Code that draws figures
━━━━━━

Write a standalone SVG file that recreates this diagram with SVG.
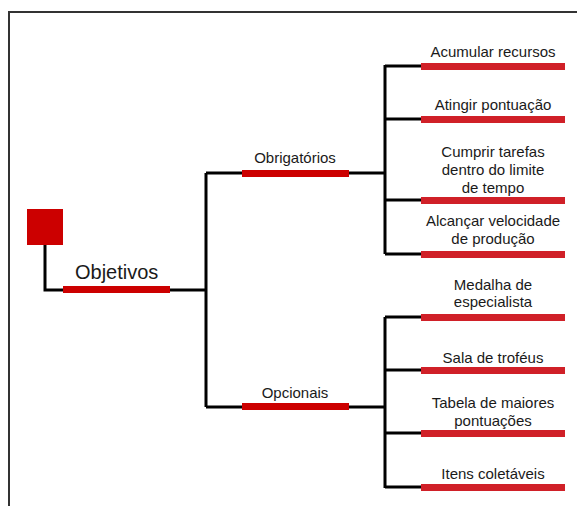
<svg xmlns="http://www.w3.org/2000/svg" width="577" height="506" viewBox="0 0 577 506">
<style>
.frame{fill:none;stroke:#333;stroke-width:2}
.ln{fill:none;stroke:#000;stroke-width:3}
.bar{fill:#cc0000}
.leaf{fill:#d02028}
text{font-family:"Liberation Sans",Arial,sans-serif;fill:#1a1a1a;font-size:15px;text-anchor:middle}
.big{font-size:20px;text-anchor:start}
</style>
<rect class="frame" x="9" y="12" width="580" height="510"/>
<g id="connectors">
<path class="ln" d="M45,245 V290 H63"/>
<path class="ln" d="M170,290 H206"/>
<path class="ln" d="M206,173 V407 M206,173 H242 M206,407 H242"/>
<path class="ln" d="M349,173 H385 M385,65 V254 M385,66 H421 M385,119 H421 M385,200 H421 M385,254 H421"/>
<path class="ln" d="M349,407 H385 M385,317 V488 M385,317 H421 M385,370 H421 M385,433 H421 M385,487 H421"/>
</g>
<g id="root"><rect class="bar" x="27" y="209" width="36" height="36"/></g>
<g id="objetivos"><rect class="bar" x="63" y="286" width="107" height="7"/><text class="big" x="75" y="279">Objetivos</text></g>
<g id="obrigatorios"><rect class="bar" x="242" y="170" width="107" height="7"/><text x="295" y="163">Obrigatórios</text></g>
<g id="opcionais"><rect class="bar" x="242" y="403" width="107" height="7"/><text x="295" y="398">Opcionais</text></g>
<g id="acumular"><rect class="leaf" x="421" y="63" width="144" height="7"/><text x="493" y="57">Acumular recursos</text></g>
<g id="atingir"><rect class="leaf" x="421" y="116" width="144" height="7"/><text x="493" y="110">Atingir pontuação</text></g>
<g id="cumprir"><rect class="leaf" x="421" y="197" width="144" height="7"/><text x="493" y="157">Cumprir tarefas</text><text x="493" y="175">dentro do limite</text><text x="493" y="193">de tempo</text></g>
<g id="alcancar"><rect class="leaf" x="421" y="251" width="144" height="7"/><text x="493" y="226">Alcançar velocidade</text><text x="493" y="244">de produção</text></g>
<g id="medalha"><rect class="leaf" x="421" y="314" width="144" height="7"/><text x="493" y="290">Medalha de</text><text x="493" y="307">especialista</text></g>
<g id="sala"><rect class="leaf" x="421" y="367" width="144" height="7"/><text x="493" y="363">Sala de troféus</text></g>
<g id="tabela"><rect class="leaf" x="421" y="430" width="144" height="7"/><text x="493" y="408">Tabela de maiores</text><text x="493" y="426">pontuações</text></g>
<g id="itens"><rect class="leaf" x="421" y="484" width="144" height="7"/><text x="493" y="479">Itens coletáveis</text></g>
</svg>
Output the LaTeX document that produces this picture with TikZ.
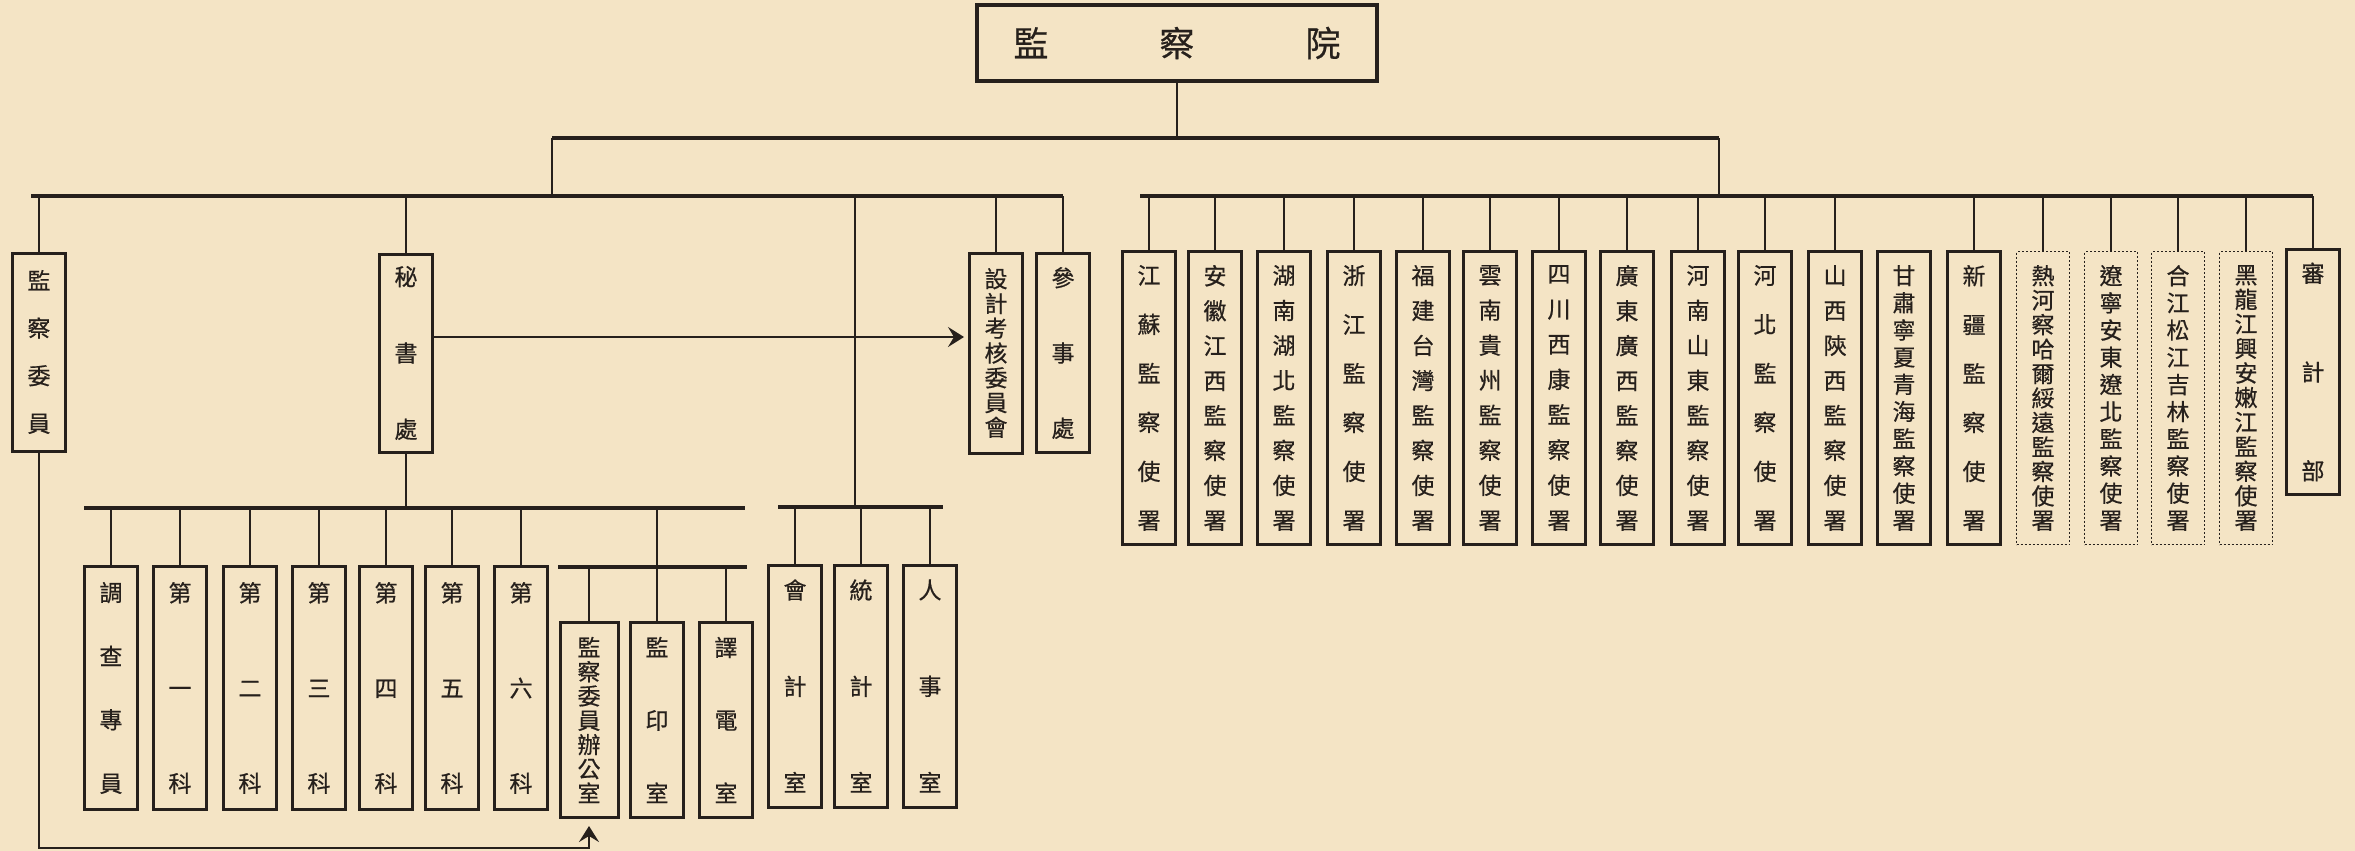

━━━━━━

* **Problem**: Copy the records exactly. Skip the pictures.

* **Correct result**:
Write a standalone SVG file that recreates this diagram with SVG.
<svg xmlns="http://www.w3.org/2000/svg" width="577" height="506" viewBox="0 0 577 506">
<style>
.frame{fill:none;stroke:#333;stroke-width:2}
.ln{fill:none;stroke:#000;stroke-width:3}
.bar{fill:#cc0000}
.leaf{fill:#d02028}
text{font-family:"Liberation Sans",Arial,sans-serif;fill:#1a1a1a;font-size:15px;text-anchor:middle}
.big{font-size:20px;text-anchor:start}
</style>
<rect class="frame" x="9" y="12" width="580" height="510"/>
<g id="connectors">
<path class="ln" d="M45,245 V290 H63"/>
<path class="ln" d="M170,290 H206"/>
<path class="ln" d="M206,173 V407 M206,173 H242 M206,407 H242"/>
<path class="ln" d="M349,173 H385 M385,65 V254 M385,66 H421 M385,119 H421 M385,200 H421 M385,254 H421"/>
<path class="ln" d="M349,407 H385 M385,317 V488 M385,317 H421 M385,370 H421 M385,433 H421 M385,487 H421"/>
</g>
<g id="root"><rect class="bar" x="27" y="209" width="36" height="36"/></g>
<g id="objetivos"><rect class="bar" x="63" y="286" width="107" height="7"/><text class="big" x="75" y="279">Objetivos</text></g>
<g id="obrigatorios"><rect class="bar" x="242" y="170" width="107" height="7"/><text x="295" y="163">Obrigatórios</text></g>
<g id="opcionais"><rect class="bar" x="242" y="403" width="107" height="7"/><text x="295" y="398">Opcionais</text></g>
<g id="acumular"><rect class="leaf" x="421" y="63" width="144" height="7"/><text x="493" y="57">Acumular recursos</text></g>
<g id="atingir"><rect class="leaf" x="421" y="116" width="144" height="7"/><text x="493" y="110">Atingir pontuação</text></g>
<g id="cumprir"><rect class="leaf" x="421" y="197" width="144" height="7"/><text x="493" y="157">Cumprir tarefas</text><text x="493" y="175">dentro do limite</text><text x="493" y="193">de tempo</text></g>
<g id="alcancar"><rect class="leaf" x="421" y="251" width="144" height="7"/><text x="493" y="226">Alcançar velocidade</text><text x="493" y="244">de produção</text></g>
<g id="medalha"><rect class="leaf" x="421" y="314" width="144" height="7"/><text x="493" y="290">Medalha de</text><text x="493" y="307">especialista</text></g>
<g id="sala"><rect class="leaf" x="421" y="367" width="144" height="7"/><text x="493" y="363">Sala de troféus</text></g>
<g id="tabela"><rect class="leaf" x="421" y="430" width="144" height="7"/><text x="493" y="408">Tabela de maiores</text><text x="493" y="426">pontuações</text></g>
<g id="itens"><rect class="leaf" x="421" y="484" width="144" height="7"/><text x="493" y="479">Itens coletáveis</text></g>
</svg>
Output the LaTeX document that produces this picture with TikZ.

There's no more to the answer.